→ **REQUIREMENT**
Exact reproduction of the data is required, with images excluded.

— start SUPPLIED MATERIAL —

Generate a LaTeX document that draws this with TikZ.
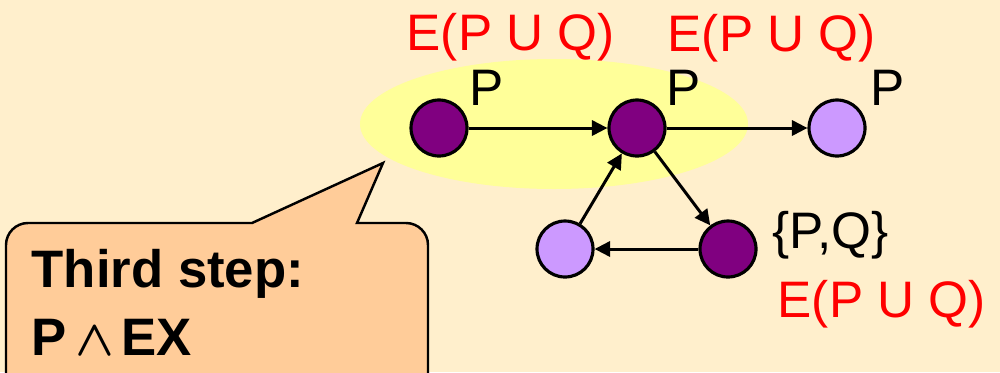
\documentclass[tikz,border=0pt]{standalone}
\usepackage{fontspec}
\setmainfont{Liberation Sans}
\usetikzlibrary{arrows.meta, shapes.geometric}
\definecolor{cBack}{RGB}{255,239,204}
\definecolor{cHigh}{RGB}{255,255,153}
\definecolor{cNote}{RGB}{255,204,153}
\definecolor{cDark}{RGB}{128,0,128}
\definecolor{cLight}{RGB}{204,153,255}
\tikzset{
	state/.style    ={circle, draw=black, line width=0.9pt, minimum size=0.56cm, inner sep=0pt},
	darkst/.style   ={state, fill=cDark},
	lightst/.style  ={state, fill=cLight},
	lbl/.style      ={anchor=base west, inner sep=0pt, font=\fontsize{14.6}{17}\selectfont},
	formula/.style  ={lbl, text=red},
	notetext/.style ={anchor=base west, inner sep=0pt, font=\fontsize{15}{18}\selectfont\bfseries},
	trans/.style    ={-{Triangle[length=4.4pt, width=4.3pt]}, line width=0.85pt},
}
\begin{document}
\begin{tikzpicture}
	\fill[cBack] (0,0) rectangle (10,-3.72);
	\useasboundingbox (0,0) rectangle (10,-3.72);
	\clip (0,0) rectangle (10,-3.72);
	% highlighted region
	\fill[cHigh] (5.54,-1.24) ellipse (1.94 and 0.65);
	% states
	\node[darkst] (s1) at (4.39,-1.28) {};
	\node[darkst] (s2) at (6.37,-1.28) {};
	\node[lightst] (s3) at (8.37,-1.28) {};
	\node[lightst] (s4) at (5.65,-2.49) {};
	\node[darkst] (s5) at (7.28,-2.49) {};
	% labels
	\node[lbl] (p1) at (4.69,-1.05) {P};
	\node[lbl] (p2) at (6.66,-1.05) {P};
	\node[lbl] (p3) at (8.70,-1.05) {P};
	\node[lbl] (pq) at (7.72,-2.48) {\{P,Q\}};
	\node[formula] (f1) at (4.06,-0.50) {E(P U Q)};
	\node[formula] (f2) at (6.67,-0.51) {E(P U Q)};
	\node[formula] (f3) at (7.77,-3.17) {E(P U Q)};
	% transitions
	\draw[trans] (s1) -- (s2);
	\draw[trans] (s2) -- (s3);
	\draw[trans] (s2) -- (s5);
	\draw[trans] (s5) -- (s4);
	\draw[trans] (s4) -- (s2);
	% callout
	\filldraw[fill=cNote, draw=black, line width=0.7pt]
		(0.06,-4.2) -- (0.06,-2.45) arc (180:90:0.22) -- (2.52,-2.23) -- (3.83,-1.63)
		-- (3.57,-2.23) -- (4.06,-2.23) arc (90:0:0.22) -- (4.28,-4.2) -- cycle;
	\node[notetext] (n1) at (0.31,-2.87) {Third step:};
	\node[notetext] (n2) at (0.31,-3.55) {P\hspace{2.5pt}{\fontsize{15}{15}\selectfont\boldmath$\wedge$}\hspace{2pt}EX};
\end{tikzpicture}
\end{document}
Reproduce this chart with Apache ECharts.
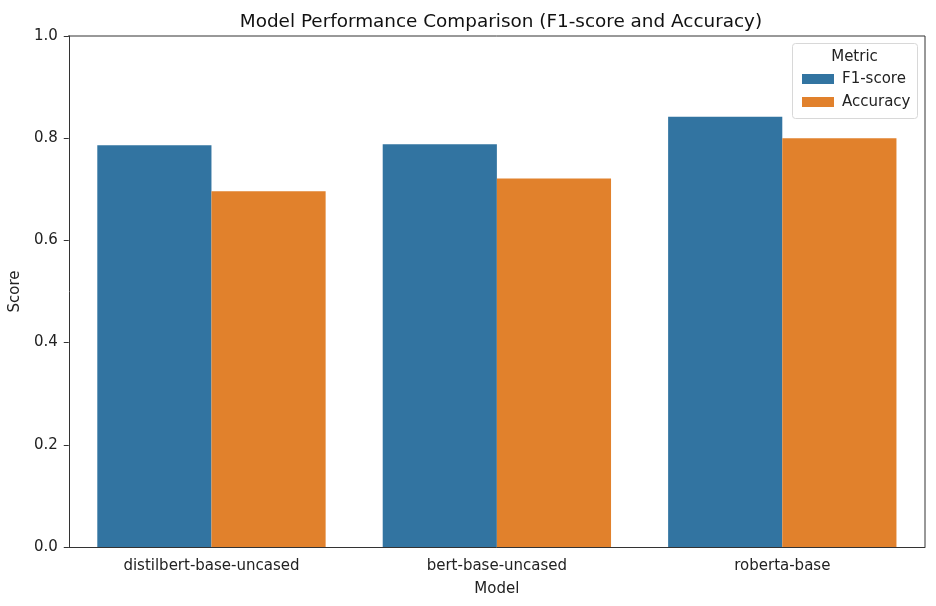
<!DOCTYPE html>
<html>
<head>
<meta charset="utf-8">
<script src="https://cdn.jsdelivr.net/npm/echarts@6/dist/echarts.min.js"></script>
<style>html,body{margin:0;padding:0;background:#fff;}#c{width:936px;height:606px;}</style>
</head>
<body>
<div id="c"></div>
<script>
const categories = ['distilbert-base-uncased', 'bert-base-uncased', 'roberta-base'];
const f1Scores = [0.786, 0.788, 0.842];
const accuracies = [0.696, 0.721, 0.800];
const yTicks = [0.0, 0.2, 0.4, 0.6, 0.8, 1.0];

const font = 'DejaVu Sans';
const chart = echarts.init(document.getElementById('c'));
chart.setOption({
  animation: false,
  backgroundColor: '#fff',
  title: {
    text: 'Model Performance Comparison (F1-score and Accuracy)',
    left: 496, top: 8, textAlign: 'center',
    textStyle: { fontFamily: font, fontSize: 18.4, fontWeight: 'normal', color: '#111' }
  },
  grid: { left: 68, right: 11, top: 36, bottom: 59, containLabel: false },
  legend: {
    orient: 'vertical', left: 797, top: 65,
    data: ['F1-score', 'Accuracy'],
    itemWidth: 32, itemHeight: 10, itemGap: 5,
    icon: 'rect',
    textStyle: { fontFamily: font, fontSize: 15, color: '#222', lineHeight: 18, padding: [0, 0, 0, 3] }
  },
  graphic: [
    { type: 'rect', left: 792, top: 43, shape: { width: 125, height: 75, r: 3 },
      style: { fill: 'rgba(255,255,255,0.8)', stroke: '#d8d8d8', lineWidth: 1 }, z: -1 },
    { type: 'text', x: 854.5, y: 57, style: { text: 'Metric', fontFamily: font, fontSize: 15, fill: '#222', textAlign: 'center', textVerticalAlign: 'middle' } },
    { type: 'line', shape: { x1: 68, y1: 36, x2: 925, y2: 36 }, style: { stroke: '#333', lineWidth: 1 } },
    { type: 'line', shape: { x1: 925, y1: 36, x2: 925, y2: 547 }, style: { stroke: '#333', lineWidth: 1 } }
  ],
  xAxis: {
    type: 'category', data: categories,
    name: 'Model', nameLocation: 'middle', nameGap: 35,
    nameTextStyle: { fontFamily: font, fontSize: 15, color: '#222' },
    axisLine: { lineStyle: { color: '#333', width: 1 } },
    axisTick: { alignWithLabel: true, length: 5, lineStyle: { color: '#333' } },
    axisLabel: { fontFamily: font, fontSize: 15, color: '#222', margin: 12 }
  },
  yAxis: {
    type: 'value', min: 0, max: 1, interval: 0.2,
    name: 'Score', nameLocation: 'middle', nameGap: 40,
    nameTextStyle: { fontFamily: font, fontSize: 15, color: '#222' },
    axisLine: { show: true, lineStyle: { color: '#333', width: 1 } },
    axisTick: { show: true, length: 5, lineStyle: { color: '#333' } },
    axisLabel: { fontFamily: font, fontSize: 15, color: '#222', margin: 11,
      formatter: v => { const t = yTicks.find(x => Math.abs(x - v) < 1e-9); return (t !== undefined ? t : v).toFixed(1); } },
    splitLine: { show: false }
  },
  series: [
    { name: 'F1-score', type: 'bar', data: f1Scores, barWidth: '40%', barGap: '0%',
      itemStyle: { color: '#3274a1' } },
    { name: 'Accuracy', type: 'bar', data: accuracies, barWidth: '40%', barGap: '0%',
      itemStyle: { color: '#e1812c' } }
  ]
});
</script>
</body>
</html>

— end SUPPLIED MATERIAL —

→ **WORKED ANSWER**
Generate a LaTeX document that draws this with TikZ.
\documentclass[tikz,border=0pt]{standalone}
\usepackage{fontspec}
\setmainfont{Liberation Sans}
\usetikzlibrary{arrows.meta, shapes.geometric}
\definecolor{cBack}{RGB}{255,239,204}
\definecolor{cHigh}{RGB}{255,255,153}
\definecolor{cNote}{RGB}{255,204,153}
\definecolor{cDark}{RGB}{128,0,128}
\definecolor{cLight}{RGB}{204,153,255}
\tikzset{
	state/.style    ={circle, draw=black, line width=0.9pt, minimum size=0.56cm, inner sep=0pt},
	darkst/.style   ={state, fill=cDark},
	lightst/.style  ={state, fill=cLight},
	lbl/.style      ={anchor=base west, inner sep=0pt, font=\fontsize{14.6}{17}\selectfont},
	formula/.style  ={lbl, text=red},
	notetext/.style ={anchor=base west, inner sep=0pt, font=\fontsize{15}{18}\selectfont\bfseries},
	trans/.style    ={-{Triangle[length=4.4pt, width=4.3pt]}, line width=0.85pt},
}
\begin{document}
\begin{tikzpicture}
	\fill[cBack] (0,0) rectangle (10,-3.72);
	\useasboundingbox (0,0) rectangle (10,-3.72);
	\clip (0,0) rectangle (10,-3.72);
	% highlighted region
	\fill[cHigh] (5.54,-1.24) ellipse (1.94 and 0.65);
	% states
	\node[darkst] (s1) at (4.39,-1.28) {};
	\node[darkst] (s2) at (6.37,-1.28) {};
	\node[lightst] (s3) at (8.37,-1.28) {};
	\node[lightst] (s4) at (5.65,-2.49) {};
	\node[darkst] (s5) at (7.28,-2.49) {};
	% labels
	\node[lbl] (p1) at (4.69,-1.05) {P};
	\node[lbl] (p2) at (6.66,-1.05) {P};
	\node[lbl] (p3) at (8.70,-1.05) {P};
	\node[lbl] (pq) at (7.72,-2.48) {\{P,Q\}};
	\node[formula] (f1) at (4.06,-0.50) {E(P U Q)};
	\node[formula] (f2) at (6.67,-0.51) {E(P U Q)};
	\node[formula] (f3) at (7.77,-3.17) {E(P U Q)};
	% transitions
	\draw[trans] (s1) -- (s2);
	\draw[trans] (s2) -- (s3);
	\draw[trans] (s2) -- (s5);
	\draw[trans] (s5) -- (s4);
	\draw[trans] (s4) -- (s2);
	% callout
	\filldraw[fill=cNote, draw=black, line width=0.7pt]
		(0.06,-4.2) -- (0.06,-2.45) arc (180:90:0.22) -- (2.52,-2.23) -- (3.83,-1.63)
		-- (3.57,-2.23) -- (4.06,-2.23) arc (90:0:0.22) -- (4.28,-4.2) -- cycle;
	\node[notetext] (n1) at (0.31,-2.87) {Third step:};
	\node[notetext] (n2) at (0.31,-3.55) {P\hspace{2.5pt}{\fontsize{15}{15}\selectfont\boldmath$\wedge$}\hspace{2pt}EX};
\end{tikzpicture}
\end{document}
Reproduce this chart with Apache ECharts.
<!DOCTYPE html>
<html>
<head>
<meta charset="utf-8">
<script src="https://cdn.jsdelivr.net/npm/echarts@6/dist/echarts.min.js"></script>
<style>html,body{margin:0;padding:0;background:#fff;}#c{width:936px;height:606px;}</style>
</head>
<body>
<div id="c"></div>
<script>
const categories = ['distilbert-base-uncased', 'bert-base-uncased', 'roberta-base'];
const f1Scores = [0.786, 0.788, 0.842];
const accuracies = [0.696, 0.721, 0.800];
const yTicks = [0.0, 0.2, 0.4, 0.6, 0.8, 1.0];

const font = 'DejaVu Sans';
const chart = echarts.init(document.getElementById('c'));
chart.setOption({
  animation: false,
  backgroundColor: '#fff',
  title: {
    text: 'Model Performance Comparison (F1-score and Accuracy)',
    left: 496, top: 8, textAlign: 'center',
    textStyle: { fontFamily: font, fontSize: 18.4, fontWeight: 'normal', color: '#111' }
  },
  grid: { left: 68, right: 11, top: 36, bottom: 59, containLabel: false },
  legend: {
    orient: 'vertical', left: 797, top: 65,
    data: ['F1-score', 'Accuracy'],
    itemWidth: 32, itemHeight: 10, itemGap: 5,
    icon: 'rect',
    textStyle: { fontFamily: font, fontSize: 15, color: '#222', lineHeight: 18, padding: [0, 0, 0, 3] }
  },
  graphic: [
    { type: 'rect', left: 792, top: 43, shape: { width: 125, height: 75, r: 3 },
      style: { fill: 'rgba(255,255,255,0.8)', stroke: '#d8d8d8', lineWidth: 1 }, z: -1 },
    { type: 'text', x: 854.5, y: 57, style: { text: 'Metric', fontFamily: font, fontSize: 15, fill: '#222', textAlign: 'center', textVerticalAlign: 'middle' } },
    { type: 'line', shape: { x1: 68, y1: 36, x2: 925, y2: 36 }, style: { stroke: '#333', lineWidth: 1 } },
    { type: 'line', shape: { x1: 925, y1: 36, x2: 925, y2: 547 }, style: { stroke: '#333', lineWidth: 1 } }
  ],
  xAxis: {
    type: 'category', data: categories,
    name: 'Model', nameLocation: 'middle', nameGap: 35,
    nameTextStyle: { fontFamily: font, fontSize: 15, color: '#222' },
    axisLine: { lineStyle: { color: '#333', width: 1 } },
    axisTick: { alignWithLabel: true, length: 5, lineStyle: { color: '#333' } },
    axisLabel: { fontFamily: font, fontSize: 15, color: '#222', margin: 12 }
  },
  yAxis: {
    type: 'value', min: 0, max: 1, interval: 0.2,
    name: 'Score', nameLocation: 'middle', nameGap: 40,
    nameTextStyle: { fontFamily: font, fontSize: 15, color: '#222' },
    axisLine: { show: true, lineStyle: { color: '#333', width: 1 } },
    axisTick: { show: true, length: 5, lineStyle: { color: '#333' } },
    axisLabel: { fontFamily: font, fontSize: 15, color: '#222', margin: 11,
      formatter: v => { const t = yTicks.find(x => Math.abs(x - v) < 1e-9); return (t !== undefined ? t : v).toFixed(1); } },
    splitLine: { show: false }
  },
  series: [
    { name: 'F1-score', type: 'bar', data: f1Scores, barWidth: '40%', barGap: '0%',
      itemStyle: { color: '#3274a1' } },
    { name: 'Accuracy', type: 'bar', data: accuracies, barWidth: '40%', barGap: '0%',
      itemStyle: { color: '#e1812c' } }
  ]
});
</script>
</body>
</html>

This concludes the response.